The stamping on the axle can be faint, and yours is probably filled in with paint. You may get to scrub or sand off some paint to find it. Here is a picture for reference:
If you can't find the numbers, or if you don't trust them, then you can just check the ratio. It is fairly easy before you put a radiator in front of your engine. Jack up one rear wheel (not both) and block the other so the truck can't move. Put the transmission in high gear. Mark the crank pulley on the motor with chalk and mark the raised rear wheel with chalk. Put a socket on the crank pulley and spin the crank clockwise. Have someone watch the rear wheel while you watch the crank pulley. When the rear wheel has spun two revolutions stop spinning the crank. The number of revs of the crank is your axle ratio. Just under 4 1/2 revs you have a 4.44, just over 4 revs you have a 4.11, just over 3 3/4 revs you have a 3.78, and just over 3 1/2 revs you have a 3.54. Give it a try and let us know what you find.

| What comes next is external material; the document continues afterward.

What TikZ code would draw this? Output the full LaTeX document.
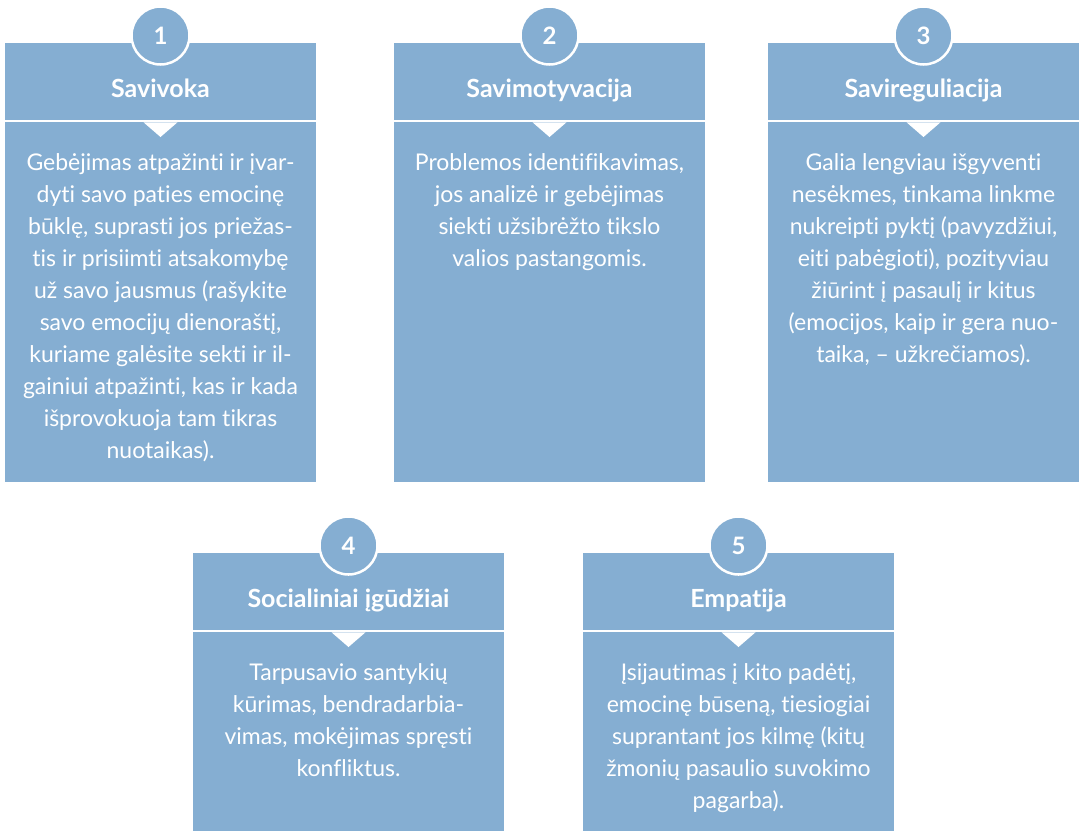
\documentclass[tikz,border=0pt]{standalone}
\usepackage{fontspec}
\setmainfont{Lato}[Ligatures=NoCommon]
\definecolor{boxblue}{RGB}{133,174,210}
\tikzset{
  panel/.style={fill=boxblue, draw=none, inner sep=0pt, outer sep=0pt},
  divider/.style={draw=white, line width=1.4pt},
  numcirc/.style={circle, fill=boxblue, draw=white, line width=2.5pt, minimum size=58pt, inner sep=0pt,
    font=\fontsize{24}{28}\selectfont\bfseries, text=white},
  paneltitle/.style={inner sep=0pt, text=white, font=\fontsize{25}{30}\selectfont\bfseries},
  panelbody/.style={inner sep=0pt, text=white, align=center, font=\fontsize{23}{32}\selectfont}
}
\newcommand\drawpanel[8]{%
  \pgfmathsetmacro\pcx{(#2+#3)/2}%
  \node[panel, anchor=north west, minimum width={(#3-#2)*1pt}, minimum height={(#5-#4)*1pt}] (#1) at (#2,#4) {};
  \draw[divider] (#2,#4+78) -- (#3,#4+78);
  \fill[white] (\pcx-17,#4+79.3) -- (\pcx+17,#4+79.3) -- (\pcx,#4+94) -- cycle;
  \node[numcirc] (#1num) at (\pcx,#4-7.5) {#6};
  \node[paneltitle, anchor=base] (#1title) at (\pcx,#4+54) {#7};
  \node[panelbody, anchor=north] (#1body) at (\pcx,#4+107) {\rule{0pt}{20pt}#8};
}
\begin{document}
\begin{tikzpicture}[x=1pt,y=-1pt]
\useasboundingbox (0,0) rectangle (1079,831);
\drawpanel{p1}{5}{316}{43}{482}{1}{Savivoka}{Gebėjimas atpažinti ir įvar-\\dyti savo paties emocinę\\būklę, suprasti jos priežas-\\tis ir prisiimti atsakomybę\\už savo jausmus (rašykite\\savo emocijų dienoraštį,\\kuriame galėsite sekti ir il-\\gainiui atpažinti, kas ir kada\\išprovokuoja tam tikras\\nuotaikas).}
\drawpanel{p2}{394}{705}{43}{482}{2}{Savimotyvacija}{Problemos identifikavimas,\\jos analizė ir gebėjimas\\siekti užsibrėžto tikslo\\valios pastangomis.}
\drawpanel{p3}{768}{1079}{43}{482}{3}{Savireguliacija}{Galia lengviau išgyventi\\nesėkmes, tinkama linkme\\nukreipti pyktį (pavyzdžiui,\\eiti pabėgioti), pozityviau\\žiūrint į pasaulį ir kitus\\(emocijos, kaip ir gera nuo-\\taika, – užkrečiamos).}
\drawpanel{p4}{193}{504}{553}{831}{4}{Socialiniai įgūdžiai}{Tarpusavio santykių\\kūrimas, bendradarbia-\\vimas, mokėjimas spręsti\\konfliktus.}
\drawpanel{p5}{583}{894}{553}{831}{5}{Empatija}{Įsijautimas į kito padėtį,\\emocinę būseną, tiesiogiai\\suprantant jos kilmę (kitų\\žmonių pasaulio suvokimo\\pagarba).}
\end{tikzpicture}
\end{document}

Got it to sputter and cough last weekend. Points weren't correct but new ones on way. Should get it running good this weekend.
@newold46... It came with the car and was brand new, with the except of the mouse condominium inside.
9 at the top, 4 at the bottom, messy in between.
One trick if you are going into your distributor: take the rotor off the shaft and wrap the shaft with electrical tape. The air gap between the rotor and the shaft isn't quite enough resistance to keep a good coil with a hot spark from shorting through the rotor to the shaft.










Whatever, that's two nice trucks you got there.